You can, in fact, put the format command in your subsearch yourself and use parameters to modify the resulting string. Let's do this and directly combine it with a subsearch:
index=mail sourcetype=qmail_current [ search index=mail sourcetype=qmail_current recipient@host.tld | fields qmail_msg qmail_delivery | format "" "" "OR" "" "OR" ""]
This search fetches all log events that either have a message id or a delivery id for any message or delivery ids that appears in context with the recipient address.
Group events as transactions
You can then use the transaction command to group events. As you can see from the log excerpt above, qmail transactions start with new msg
and end with end msg
. We need to pick the message id from the start event and also include all events that have this message id and occur before the end event.
Additionally, the delivery id makes up the transaction. The transaction command is smart enough to pick up any delivery id that appears together with the message id we're following, and it can use this delivery id to include further events, even if they lack the message id. The transaction documentation has an example for this.

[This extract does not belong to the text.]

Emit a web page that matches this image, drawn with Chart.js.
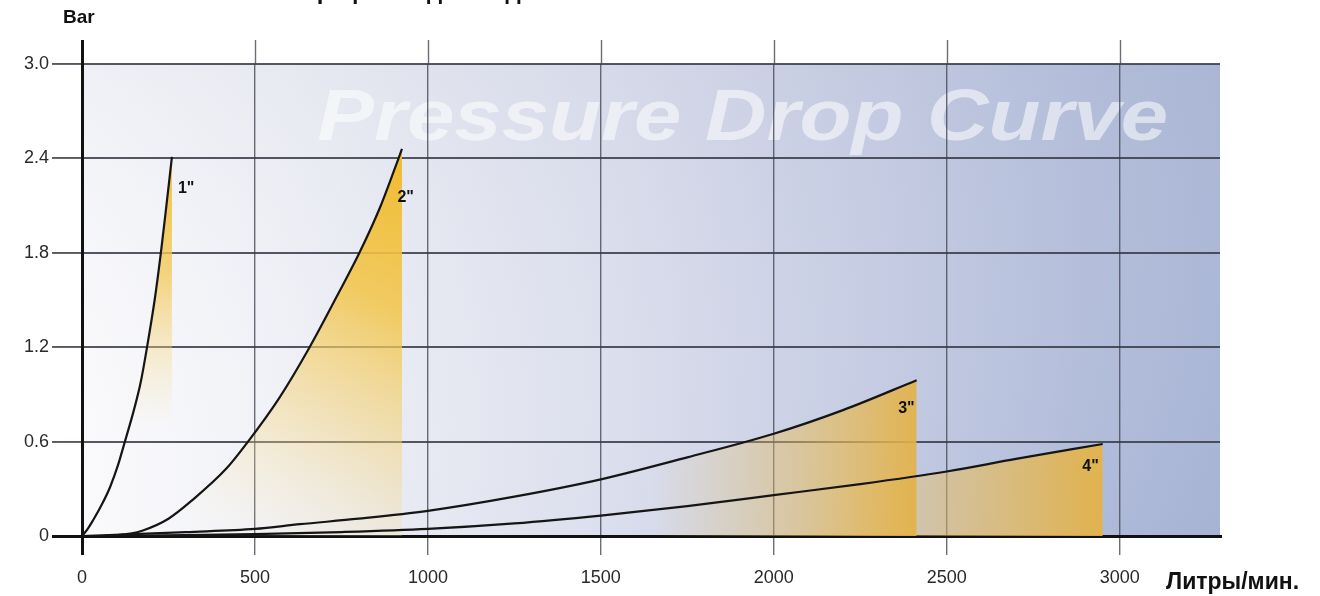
<!DOCTYPE html>
<html><head><meta charset="utf-8">
<script src="https://cdn.jsdelivr.net/npm/chart.js@4.4.0/dist/chart.umd.min.js"></script>
<style>html,body{margin:0;padding:0;background:#fff;overflow:hidden}#wrap{width:1320px;height:596px;position:relative}</style>
</head><body><div id="wrap"><canvas id="c" width="1320" height="596"></canvas></div>
<script>
// ---- data ----
const xTicks = [0, 500, 1000, 1500, 2000, 2500, 3000];
const yTicks = [0, 0.6, 1.2, 1.8, 2.4, 3.0];
const yTickLabels = ['0', '0.6', '1.2', '1.8', '2.4', '3.0'];
const seriesNames = ['1"', '2"', '3"', '4"'];
const q1 = [0, 15, 32, 55, 81, 104, 124, 150, 170, 188, 210, 228, 244, 260];
const p1 = [0, 0.04, 0.1, 0.19, 0.31, 0.45, 0.6, 0.8, 0.98, 1.2, 1.5, 1.8, 2.1, 2.41];
const q2 = [0, 60, 100, 140, 176, 250, 320, 418, 480, 571, 658, 736, 802, 860, 905, 925];
const p2 = [0, 0, 0.005, 0.015, 0.035, 0.11, 0.23, 0.43, 0.6, 0.88, 1.2, 1.52, 1.8, 2.08, 2.34, 2.46];
const q3 = [0, 130, 300, 500, 630, 800, 1000, 1250, 1500, 1750, 2000, 2200, 2413];
const p3 = [0, 0.01, 0.025, 0.045, 0.075, 0.11, 0.16, 0.25, 0.36, 0.5, 0.65, 0.8, 0.99];
const q4 = [0, 300, 500, 750, 1000, 1250, 1500, 1750, 2000, 2250, 2500, 2700, 2951];
const p4 = [0, 0.005, 0.012, 0.025, 0.045, 0.08, 0.13, 0.19, 0.26, 0.33, 0.41, 0.49, 0.585];
const xMax = 3290, yMax = 3.0;
const chartTitle = 'График падения давления';
const bgTitle = 'Pressure Drop Curve';
const yAxisTitle = 'Bar';
const xAxisTitle = 'Литры/мин.';

const pts = (q, p) => q.map((v, i) => ({x: v, y: p[i]}));

// ---- fill styles ----
function fill1(ctx) {
  const ch = ctx.chart; if (!ch.chartArea) return 'rgba(0,0,0,0)';
  const y = ch.scales.y;
  const g = ch.ctx.createLinearGradient(0, y.getPixelForValue(2.45), 0, y.getPixelForValue(0.7));
  g.addColorStop(0, 'rgba(242,190,55,1)');
  g.addColorStop(0.45, 'rgba(244,200,85,0.75)');
  g.addColorStop(1, 'rgba(248,225,160,0)');
  return g;
}
function fill2(ctx) {
  const ch = ctx.chart; if (!ch.chartArea) return 'rgba(0,0,0,0)';
  const x = ch.scales.x, y = ch.scales.y;
  const g = ch.ctx.createLinearGradient(x.getPixelForValue(930), y.getPixelForValue(2.5), x.getPixelForValue(380), y.getPixelForValue(0));
  g.addColorStop(0, 'rgba(240,186,45,1)');
  g.addColorStop(0.35, 'rgba(242,196,70,0.85)');
  g.addColorStop(0.7, 'rgba(246,214,130,0.4)');
  g.addColorStop(1, 'rgba(250,232,190,0)');
  return g;
}
function fillH(from, to, a0, a1) {
  return function (ctx) {
    const ch = ctx.chart; if (!ch.chartArea) return 'rgba(0,0,0,0)';
    const x = ch.scales.x;
    const g = ch.ctx.createLinearGradient(x.getPixelForValue(from), 0, x.getPixelForValue(to), 0);
    g.addColorStop(0, 'rgba(236,195,100,0)');
    g.addColorStop(0.5, 'rgba(232,188,90,' + a0 + ')');
    g.addColorStop(1, 'rgba(228,178,70,' + a1 + ')');
    return g;
  };
}

const lineCol = '#151515';
const mk = (label, q, p, bg) => ({
  label, data: pts(q, p), borderColor: lineCol, borderWidth: 2.2, pointRadius: 0,
  cubicInterpolationMode: 'monotone', fill: 'origin', backgroundColor: bg
});

// ---- plugins ----
const bgPlugin = {
  id: 'bgPlugin',
  beforeDraw(chart) {
    const {ctx, chartArea: a} = chart;
    ctx.save();
    const g = ctx.createLinearGradient(a.left, 0, a.right, 0);
    g.addColorStop(0, '#fafafc');
    g.addColorStop(0.17, '#f1f2f7');
    g.addColorStop(0.45, '#dcdfed');
    g.addColorStop(0.7, '#c3cae2');
    g.addColorStop(0.88, '#b0bbd9');
    g.addColorStop(1, '#a6b3d4');
    ctx.fillStyle = g;
    ctx.fillRect(a.left, a.top, a.right - a.left, a.bottom - a.top);
    const v = ctx.createLinearGradient(0, a.top, 0, a.bottom);
    v.addColorStop(0, 'rgba(190,196,215,0.18)');
    v.addColorStop(1, 'rgba(255,255,255,0)');
    ctx.fillStyle = v;
    ctx.fillRect(a.left, a.top, a.right - a.left, a.bottom - a.top);
    // background title
    ctx.font = 'italic bold 72px "Liberation Sans", Arial, sans-serif';
    ctx.fillStyle = 'rgba(255,255,255,0.55)';
    ctx.textBaseline = 'alphabetic';
    ctx.textAlign = 'left';
    const w = ctx.measureText(bgTitle).width;
    const x0 = chart.scales.x.getPixelForValue(680), x1 = chart.scales.x.getPixelForValue(3140);
    ctx.translate(x0, chart.scales.y.getPixelForValue(2.52));
    ctx.scale((x1 - x0) / w, 1);
    ctx.fillText(bgTitle, 0, 0);
    ctx.restore();
  },
  afterDraw(chart) {
    const {ctx, chartArea: a} = chart;
    const xs = chart.scales.x, ys = chart.scales.y;
    ctx.save();
    // grid extension above plot
    xTicks.forEach(v => {
      const px = Math.round(xs.getPixelForValue(v)) + 0.5;
      ctx.beginPath();
      ctx.strokeStyle = v === 0 ? '#111' : 'rgba(70,72,85,0.8)';
      ctx.lineWidth = v === 0 ? 3 : 1.4;
      ctx.moveTo(px, a.top - 24); ctx.lineTo(px, a.top);
      ctx.stroke();
    });
    // axis titles
    ctx.fillStyle = '#111';
    ctx.textAlign = 'left';
    ctx.textBaseline = 'alphabetic';
    ctx.font = 'bold 19px "Liberation Sans", Arial, sans-serif';
    ctx.fillText(yAxisTitle, 63, 23);
    ctx.font = 'bold 23px "Liberation Sans Narrow", "Liberation Sans", Arial, sans-serif';
    ctx.fillText(xAxisTitle, 1166, 589, 144);
    // cut-off top title
    ctx.font = 'bold 24px "Liberation Sans", Arial, sans-serif';
    ctx.textAlign = 'center';
    ctx.fillText(chartTitle, 462, -1);
    // curve labels
    ctx.font = 'bold 16px "Liberation Sans", Arial, sans-serif';
    const sets = [[q1, p1, 6, 36, 'left'], [q2, p2, 12, 53, 'right'], [q3, p3, -2, 33, 'right'], [q4, p4, -4, 27, 'right']];
    sets.forEach((s, i) => {
      const q = s[0], p = s[1];
      const px = xs.getPixelForValue(q[q.length - 1]), py = ys.getPixelForValue(p[p.length - 1]);
      ctx.textAlign = s[4];
      ctx.fillText(seriesNames[i], px + s[2], py + s[3]);
    });
    ctx.restore();
  }
};

const tickFont = {family: '"Liberation Sans", Arial, sans-serif', size: 18};
const gridCol = c => (c.tick && c.tick.value === 0) ? '#111' : 'rgba(70,72,85,0.8)';

new Chart(document.getElementById('c'), {
  type: 'line',
  data: {datasets: [
    mk(seriesNames[0], q1, p1, fill1),
    mk(seriesNames[1], q2, p2, fill2),
    mk(seriesNames[2], q3, p3, fillH(1650, 2413, 0.45, 0.92)),
    mk(seriesNames[3], q4, p4, fillH(2120, 2951, 0.55, 0.95))
  ]},
  options: {
    responsive: false, animation: false, devicePixelRatio: 1,
    layout: {padding: {top: 64, right: 100, left: 0, bottom: 0}},
    plugins: {legend: {display: false}, tooltip: {enabled: false}, filler: {drawTime: 'beforeDatasetsDraw'}},
    scales: {
      x: {
        type: 'linear', min: 0, max: xMax, z: 1,
        afterBuildTicks: s => { s.ticks = xTicks.map(v => ({value: v})); },
        afterFit: s => { s.height = 60; },
        ticks: {font: tickFont, color: '#2a2a2a', padding: 12, maxRotation: 0, autoSkip: false, callback: v => String(v)},
        grid: {color: gridCol, lineWidth: c => (c.tick && c.tick.value === 0) ? 3 : 1.4, tickLength: 19, drawTicks: true},
        border: {display: true, color: '#111', width: 3}
      },
      y: {
        type: 'linear', min: 0, max: yMax, z: 1,
        afterBuildTicks: s => { s.ticks = yTicks.map(v => ({value: v})); },
        afterFit: s => { s.width = 82; },
        ticks: {font: tickFont, color: '#2a2a2a', padding: 3, callback: (v, i) => yTickLabels[i]},
        grid: {color: c => (c.tick && c.tick.value === 0) ? '#111' : 'rgba(55,57,70,0.85)', lineWidth: c => (c.tick && c.tick.value === 0) ? 3 : 1.9, tickLength: 30, drawTicks: true},
        border: {display: true, color: '#111', width: 3}
      }
    }
  },
  plugins: [bgPlugin]
});
</script>
</body></html>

Adding a maximum duration between single transaction events for added performance, this gives us
| transaction qmail_msg qmail_delivery startswith="new msg" endswith="end msg" maxpause=1h
Now the last step is to once again filter out transactions that do not contain our intended recipient. Those transactions may show up because, as I stated in the beginning, the ids used by qmail are not unique. So while the subsearch finds the right ids for our particular recipient, the outer search may produce too many intermediate results.
We remove those transactions by applying a final
| search recipient@host.tld
The result
Putting it all together, we get
index=mail sourcetype=qmail_current [ search index=mail sourcetype=qmail_current recipient@host.tld | fields qmail_msg qmail_delivery | format "" "" "OR" "" "OR" "" ] | transaction qmail_msg qmail_delivery startswith="new msg" endswith="end msg" maxpause=1h | search recipient@host.tld
Most Splunk queries like this seem to do magic. And once they work, you tend to forget how they work or why they probably produce correct results. In part, this is why I am writing this up as a note to my future self.
Also, because a query like this is hard to remember or to re-construct, I saved this search as a Splunk dashboard. That allows you to add a handy input box for the address et voilà, we have a simple-to-use interface for our next support call.